The lid is a monkey. I wonder where it is. It feels important, this morning, to find it.

If I am a synthetic, diminutive, cute plastic figure that speaks gibberish, I will at least give myself points for being curious.

And to be fair, that’s not my whole morning thus far.

I am waiting for Raffi who will see if he can walk Finn with two or three other dogs from the neighborhood. A big experiment.

(I know Raffi doesn’t have children, because if he did and he had spent even a FRACTION of the hours that I have spent in a vehicle listening to a singer by the same name, he would call himself “Rafe”).

Finn and I played fetch in a bitter winter wind earlier. I want him to have run off some of his enormous stores of physical energy before this novel experience.

Gusts of wind sent fans of new fallen snow off rooftops.

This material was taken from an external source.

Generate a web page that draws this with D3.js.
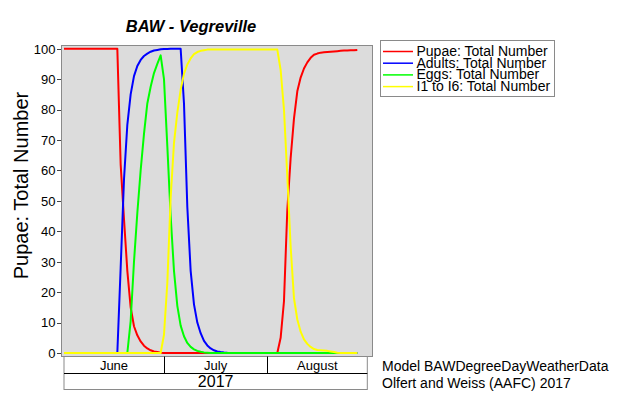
<!DOCTYPE html>
<html>
<head>
<meta charset="utf-8">
<script src="https://cdnjs.cloudflare.com/ajax/libs/d3/7.8.5/d3.min.js"></script>
<style>
  html, body { margin: 0; padding: 0; background: #ffffff; }
  svg { display: block; font-family: "Liberation Sans", Arial, sans-serif; }
</style>
</head>
<body>
<svg id="chart" width="640" height="398"></svg>
<script>
// ---------------- DATA ----------------
const title = "BAW - Vegreville";
const yAxisTitle = "Pupae: Total Number";
const seriesNames = ["Pupae: Total Number", "Adults: Total Number", "Eggs: Total Number", "I1 to I6: Total Number"];
const seriesColors = ["#ff0000", "#0000ff", "#00ff00", "#ffff00"];
const firstDay = "2017-06-01";
const lastDayExclusive = "2017-08-29";
const monthLabels = ["June", "July", "August"];
const monthEdges = ["2017-06-01", "2017-07-01", "2017-08-01", "2017-08-31"];
const yearLabel = "2017";
const yTicks = [0, 10, 20, 30, 40, 50, 60, 70, 80, 90, 100];
const creditLines = ["Model BAWDegreeDayWeatherData", "Olfert and Weiss (AAFC) 2017"];

// daily values, June 1 .. Aug 28
const pupae = [
  100,100,100,100,100,100,100,100,100,100,100,100,100,100,100,100,100,
  62,44,27,15,8.8,5.8,3.8,2.4,1.5,0.9,0.5,0.3,0.1,0,
  0,0,0,0,0,0,0,0,0,0,0,0,0,0,0,0,0,0,0,0,0,0,0,0,0,0,0,0,0,0,0,0,0,0,
  5,17,47,64,77,86,90.5,93.5,95.5,97,98,98.4,98.7,98.8,98.9,99.0,99.1,99.2,99.3,99.4,99.4,99.5,99.5,99.6
];
const adults = [
  0,0,0,0,0,0,0,0,0,0,0,0,0,0,0,0,0,
  28,57,75,85,91,94.3,96.3,97.6,98.4,99,99.4,99.6,99.8,99.9,99.9,100,100,100,100,
  82,48,27,16,10,6.5,4,2.5,1.5,0.9,0.5,0.3,0.15,0.05,
  0,0,0,0,0,0,0,0,0,0,0,0,0,0,0,0,0,0,0,0,0,0,0,0,0,0,0,0,0,0,0,0,0,0,0,0,0,0,0
];
const eggs = [
  0,0,0,0,0,0,0,0,0,0,0,0,0,0,0,0,0,0,0,0,
  10.5,30,46,60,72,82,87.5,92,95,97.8,90,68,45,27,15.5,9,5.5,3.3,2,1.2,0.7,0.4,0.2,0.1,
  0,0,0,0,0,0,0,0,0,0,0,0,0,0,0,0,0,0,0,0,0,0,0,0,0,0,0,0,0,0,0,0,0,0,0,0,0,0,0,0,0,0,0,0,0
];
const instars = [
  0,0,0,0,0,0,0,0,0,0,0,0,0,0,0,0,0,0,0,0,0,0,0,0,0,0,0,0,0,0,
  6,23,51,69,79,86.5,91.8,94.8,96.8,98.2,98.9,99.3,99.5,
  99.7,99.7,99.7,99.7,99.7,99.7,99.7,99.7,99.7,99.7,99.7,99.7,99.7,99.7,99.7,99.7,99.7,99.7,99.7,99.7,99.7,99.7,
  93,80,58,35,18,11,7,4.5,3,2,1.3,1.0,0.9,0.8,0.7,0.5,0.3,0.1,
  0,0,0,0,0,0
];
const seriesValues = [pupae, adults, eggs, instars];

// ---------------- LAYOUT ----------------
const plot = { left: 61, top: 45, right: 372, bottom: 356 };
const svg = d3.select("#chart");
const parse = d3.utcParse("%Y-%m-%d");
const days = d3.utcDay.range(parse(firstDay), parse(lastDayExclusive));

const x = d3.scaleUtc()
  .domain([parse(monthEdges[0]), parse(monthEdges[monthEdges.length - 1])])
  .range([64, 367.3]);
const y = d3.scaleLinear().domain([0, 100]).range([353, 48.7]);

// background / plot frame
svg.append("rect").attr("x", 0).attr("y", 0).attr("width", 640).attr("height", 398).attr("fill", "#ffffff");
svg.append("rect")
  .attr("x", plot.left + 0.5).attr("y", plot.top + 0.5)
  .attr("width", plot.right - plot.left).attr("height", plot.bottom - plot.top)
  .attr("fill", "#dcdcdc").attr("stroke", "#8a8a8a").attr("stroke-width", 1);

// y axis ticks and labels
const yAxis = svg.append("g");
yTicks.forEach(t => {
  yAxis.append("line")
    .attr("x1", 57).attr("x2", plot.left)
    .attr("y1", Math.round(y(t)) + 0.5).attr("y2", Math.round(y(t)) + 0.5)
    .attr("stroke", "#444").attr("stroke-width", 1);
  yAxis.append("text")
    .attr("x", 55.5).attr("y", y(t) + 4.8)
    .attr("text-anchor", "end").attr("font-size", 13).attr("fill", "#000")
    .text(t);
});

// y axis title
svg.append("text")
  .attr("transform", "translate(28,185.5) rotate(-90)")
  .attr("text-anchor", "middle").attr("font-size", 20).attr("fill", "#000")
  .text(yAxisTitle);

// title
svg.append("text")
  .attr("x", 191).attr("y", 32)
  .attr("text-anchor", "middle").attr("font-size", 16.5)
  .attr("font-weight", "bold").attr("font-style", "italic").attr("fill", "#000")
  .text(title);

// series lines
svg.append("clipPath").attr("id", "clipPlot").append("rect")
  .attr("x", plot.left + 1).attr("y", plot.top + 1)
  .attr("width", plot.right - plot.left - 1).attr("height", plot.bottom - plot.top - 1);
const line = d3.line().x(d => x(d[0])).y(d => y(d[1]));
const linesG = svg.append("g").attr("clip-path", "url(#clipPlot)");
seriesValues.forEach((vals, i) => {
  const pts = days.map((d, j) => [d, vals[j]]);
  linesG.append("path")
    .attr("d", line(pts))
    .attr("fill", "none")
    .attr("stroke", seriesColors[i])
    .attr("stroke-width", 2)
    .attr("stroke-linejoin", "round");
});

// bottom month/year table
const edges = monthEdges.map(parse);
const tTop = 356.5, tMid = 373, tBot = 389.5;
const tbl = svg.append("g");
tbl.append("rect")
  .attr("x", x(edges[0])).attr("y", tTop)
  .attr("width", x(edges[edges.length - 1]) - x(edges[0])).attr("height", tBot - tTop)
  .attr("fill", "#ffffff").attr("stroke", "#8a8a8a").attr("stroke-width", 1);
tbl.append("line")
  .attr("x1", x(edges[0])).attr("x2", x(edges[edges.length - 1]))
  .attr("y1", tMid + 0.5).attr("y2", tMid + 0.5)
  .attr("stroke", "#000").attr("stroke-width", 1);
edges.slice(1, -1).forEach(e => {
  tbl.append("line")
    .attr("x1", Math.round(x(e)) + 0.5).attr("x2", Math.round(x(e)) + 0.5)
    .attr("y1", tTop).attr("y2", tMid)
    .attr("stroke", "#000").attr("stroke-width", 1);
});
monthLabels.forEach((m, i) => {
  tbl.append("text")
    .attr("x", (x(edges[i]) + x(edges[i + 1])) / 2).attr("y", 369.5)
    .attr("text-anchor", "middle").attr("font-size", 13).attr("fill", "#000")
    .text(m);
});
tbl.append("text")
  .attr("x", (x(edges[0]) + x(edges[edges.length - 1])) / 2).attr("y", 387)
  .attr("text-anchor", "middle").attr("font-size", 16).attr("fill", "#000")
  .text(yearLabel);

// credit lines
creditLines.forEach((c, i) => {
  svg.append("text")
    .attr("x", 382).attr("y", 371 + i * 16.5)
    .attr("font-size", 14).attr("fill", "#000")
    .text(c);
});

// legend
const lg = svg.append("g");
lg.append("rect")
  .attr("x", 380.5).attr("y", 40.5).attr("width", 174).attr("height", 56)
  .attr("fill", "#ffffff").attr("stroke", "#8a8a8a").attr("stroke-width", 1);
seriesNames.forEach((n, i) => {
  const ly = 51.5 + i * 11.7;
  lg.append("line")
    .attr("x1", 383).attr("x2", 413).attr("y1", ly).attr("y2", ly)
    .attr("stroke", seriesColors[i]).attr("stroke-width", 1.5);
  lg.append("text")
    .attr("x", 416.5).attr("y", ly + 4.5)
    .attr("font-size", 14).attr("fill", "#000")
    .text(n);
});
</script>
</body>
</html>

It made me pull my hood up over my woolen hat. It was not a good day to have walked out without gloves. But I find gloves, leash, and treats a little unmanageable.

Up at the field, I thought about how the wind traveled across so many miles to arrive here in Massachusetts… gathering up cold from Canada as it swept across the Great Lakes… shoving snow and ice onto Indiana…. pushing tractor trailers off of highways in Pennsylvania and Illinois.

It’s okay to be a little cold. And to confess: it’s also okay to emulate writers I love. You should read how Mark Helprin describes wind in his novel, “In Sunlight and in Shadow.” It’s un-fucking-believable. I kid you not.

But back to the cold? My physical discomfort has a way of disappearing in the face of Finn’s unalloyed and athletic joy. His graceful sprints never fail to impress. He barrels in loops with this easeful velocity before scooping up the tennis ball and running back. Another loop, this time behind me. He barks after dropping the ball at my feet: ‘throw it again. Again! AGAIN!!’ His reserve of play-energy seems bottomless. It cheers me up, every time.

Pikachu, African power-figure, Finn, a bitter wind scouring the landscape. And somewhere, dead mice. Back to work!

* I just read that Pikachu is supposed to be a mouse. Who knew?!